Well, there’s no such metaphysics in the Bible except in the sense that you can find whatever you like in poetry. Exod.3:14 is a great example of that. The more obvious interpretation is that God was dancing around his decision not to tell Moses his true name, just as God didn’t show Moses his face but only his backside (33:18–23). There’s a gulf between poetic scripture and philosophical reasoning.
I don’t think your “analogy” is helpful for monotheistic purposes. Indeed, you’re appealing to something like Spinoza’s monism. You’re saying God is personal because personal qualities — like everything else under the sun — derive from God. So God would be as much personal as he’d be reptilian and plant-like and stony and wet and hot and cold and everything else. This is the difference between what Spinoza called God’s substance and his attributes.

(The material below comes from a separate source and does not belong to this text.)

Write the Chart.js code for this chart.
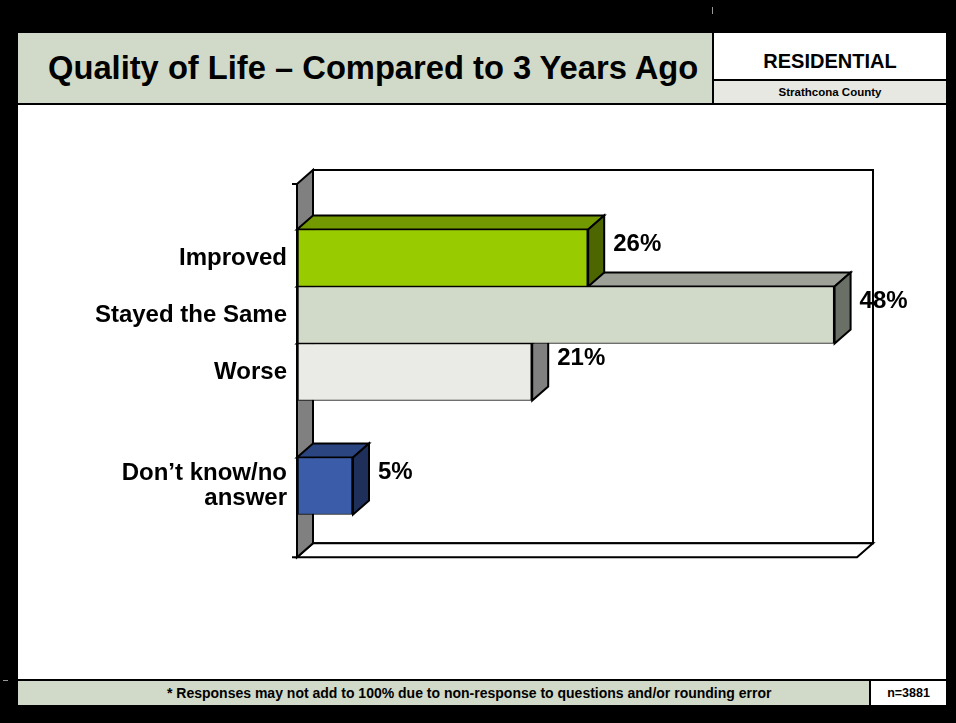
<!DOCTYPE html>
<html>
<head>
<meta charset="utf-8">
<title>Quality of Life – Compared to 3 Years Ago</title>
<script src="https://cdn.jsdelivr.net/npm/chart.js@4/dist/chart.umd.min.js"></script>
<style>
  html, body { margin: 0; padding: 0; background: #000; }
  body { width: 956px; height: 723px; position: relative; overflow: hidden;
         font-family: 'Liberation Sans', Arial, sans-serif; font-weight: bold; color: #000; }
  .abs { position: absolute; }
  #slide { left: 18px; top: 33px; width: 928px; height: 672px; background: #fff; }
  #titlebar { left: 18px; top: 33px; width: 694px; height: 70px; background: #d1d9c8; }
  #title { left: 48px; top: 33px; height: 70px; line-height: 70px; font-size: 32.7px; white-space: nowrap; }
  #res { left: 714px; top: 38px; width: 232px; height: 40px; line-height: 46px; text-align: center; font-size: 20px; }
  #county { left: 714px; top: 81px; width: 232px; height: 22px; line-height: 23px; text-align: center;
            font-size: 11.5px; background: #e8e8e3; }
  .line { background: #000; }
  #footer { left: 18px; top: 681px; width: 851px; height: 24px; background: #d1d9c8; }
  #note { left: 167px; top: 681px; width: 600px; height: 24px; line-height: 24px; text-align: center; font-size: 14px; white-space: nowrap; }
  #nbox { left: 871px; top: 681px; width: 75px; height: 24px; line-height: 24px; text-align: center; font-size: 12.5px; background: #fff; }
  #chart { left: 0; top: 0; }
</style>
</head>
<body>
<div class="abs" id="slide"></div>
<div class="abs" id="titlebar"></div>
<div class="abs" id="title">Quality of Life – Compared to 3 Years Ago</div>
<div class="abs line" style="left:712px;top:33px;width:2px;height:72px"></div>
<div class="abs" id="res">RESIDENTIAL</div>
<div class="abs line" style="left:714px;top:79px;width:232px;height:2px"></div>
<div class="abs" id="county">Strathcona County</div>
<div class="abs line" style="left:18px;top:103px;width:928px;height:2px"></div>
<div class="abs" style="left:712px;top:7px;width:1px;height:7px;background:#999"></div>

<div class="abs line" style="left:18px;top:679px;width:928px;height:2px"></div>
<div class="abs" id="footer"></div>
<div class="abs" id="note">* Responses may not add to 100% due to non-response to questions and/or rounding error</div>
<div class="abs line" style="left:869px;top:681px;width:2px;height:24px"></div>
<div class="abs" id="nbox">n=3881</div>
<div class="abs" style="left:3px;top:680px;width:5px;height:1px;background:#999"></div>

<canvas class="abs" id="chart" width="956" height="723"></canvas>

<script>
// ---- data ----------------------------------------------------------------
var CATEGORIES = ['Improved', 'Stayed the Same', 'Worse', '', ['Don\u2019t know/no', 'answer']];
var VALUES = [26, 48, 21, null, 5];
var AXIS_MAX = 50;

// ---- look ----------------------------------------------------------------
var FRONT = ['#99cc00', '#d1d9c8', '#eaeae6', '#ffffff', '#3a5ca9'];
var TOP   = ['#739900', '#9da197', '#afafac', '#ffffff', '#2b4580'];
var SIDE  = ['#4d6600', '#6b7066', '#808080', '#ffffff', '#1e2f5a'];
var DX = 16, DY = 14;                 // 3-D depth offset
var FONT = "'Liberation Sans', Arial, sans-serif";

function poly(ctx, pts, fill) {
  ctx.beginPath();
  ctx.moveTo(pts[0][0], pts[0][1]);
  for (var i = 1; i < pts.length; i++) ctx.lineTo(pts[i][0], pts[i][1]);
  ctx.closePath();
  ctx.fillStyle = fill;
  ctx.fill();
  ctx.stroke();
}

// walls, floor and the top/side faces of every bar (fronts are drawn by Chart.js)
var box3d = {
  id: 'box3d',
  beforeDatasetsDraw: function (chart) {
    var ctx = chart.ctx, x = chart.scales.x, y = chart.scales.y;
    var left = x.getPixelForValue(0), right = x.getPixelForValue(AXIS_MAX);
    var top = y.getPixelForValue(-1.3), bottom = y.getPixelForValue(CATEGORIES.length - 1 + 1.25);
    ctx.save();
    ctx.lineWidth = 2;
    ctx.strokeStyle = '#000';
    ctx.lineJoin = 'miter';

    // back wall
    poly(ctx, [[left + DX, top - DY], [right + DX, top - DY], [right + DX, bottom - DY], [left + DX, bottom - DY]], '#fff');
    // floor
    poly(ctx, [[left, bottom], [left + DX, bottom - DY], [right + DX, bottom - DY], [right, bottom]], '#fff');
    // left wall
    poly(ctx, [[left, top], [left + DX, top - DY], [left + DX, bottom - DY], [left, bottom]], '#808080');
    // tick marks
    ctx.beginPath();
    ctx.moveTo(left - 5, top); ctx.lineTo(left, top);
    ctx.moveTo(left - 5, bottom); ctx.lineTo(left, bottom);
    ctx.stroke();

    var meta = chart.getDatasetMeta(0);
    for (var i = VALUES.length - 1; i >= 0; i--) {
      if (VALUES[i] == null) continue;
      var p = meta.data[i].getProps(['x', 'y', 'base', 'height'], true);
      var t = p.y - p.height / 2, b = p.y + p.height / 2;
      poly(ctx, [[p.base, t], [p.base + DX, t - DY], [p.x + DX, t - DY], [p.x, t]], TOP[i]);
      poly(ctx, [[p.x, t], [p.x + DX, t - DY], [p.x + DX, b - DY], [p.x, b]], SIDE[i]);
    }
    ctx.restore();
  },
  afterDatasetsDraw: function (chart) {
    var ctx = chart.ctx;
    var meta = chart.getDatasetMeta(0);
    ctx.save();
    ctx.font = 'bold 24px ' + FONT;
    ctx.fillStyle = '#000';
    ctx.textAlign = 'left';
    ctx.textBaseline = 'middle';
    VALUES.forEach(function (v, i) {
      if (v == null) return;
      var el = meta.data[i];
      ctx.fillText(v + '%', el.x + DX + 9, el.y - 14);
    });
    ctx.restore();
  }
};

new Chart(document.getElementById('chart').getContext('2d'), {
  type: 'bar',
  data: {
    labels: CATEGORIES,
    datasets: [{
      data: VALUES,
      backgroundColor: FRONT,
      borderColor: '#000',
      borderWidth: { top: 1, bottom: 1, left: 2, right: 2 },
      borderSkipped: false,
      categoryPercentage: 1,
      barPercentage: 1,
      clip: false
    }]
  },
  options: {
    indexAxis: 'y',
    responsive: false,
    animation: false,
    layout: { padding: { left: 96, right: 99, top: 258, bottom: 237 } },
    plugins: { legend: { display: false }, tooltip: { enabled: false } },
    scales: {
      x: { type: 'linear', min: 0, max: AXIS_MAX, display: false },
      y: {
        type: 'category',
        offset: false,
        grid: { display: false, drawTicks: false },
        border: { display: false },
        ticks: { autoSkip: false, padding: 10, color: '#000',
                 font: { family: FONT, size: 24, weight: 'bold', lineHeight: 1.05 } },
        afterFit: function (s) { s.width = 201; }
      }
    }
  },
  plugins: [box3d]
});
</script>
</body>
</html>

But whatever abstruse philosophical distinctions you’d want to appeal to, they’d only be distractions from the fact that your belief in the God of the philosophers is consistent with atheism. Being a person isn’t the same as being a source of personal qualities; rather, being a person is the having of those qualities. The sun caused our planet to form, which in turn gave rise to life. Does that mean the sun is a person because it caused personal qualities eventually to come into being? That’s a sophistical word game.
Is your God a person or not? If so, good luck making your God the same as the Absolute, as the Substance or the “God” of the philosophers which is only a deistic placeholder on the way to atheism.
And God is “self-subsistent” (self-sufficient?) and doesn’t need to create, yet he creates a world that stands apart from him? That’s another conflict between the exoteric, folk conception of God and the sophisticated, mystical, virtually-atheistic conception. There’s no getting around those conflicts and I talk a lot about them in those articles I referred you to.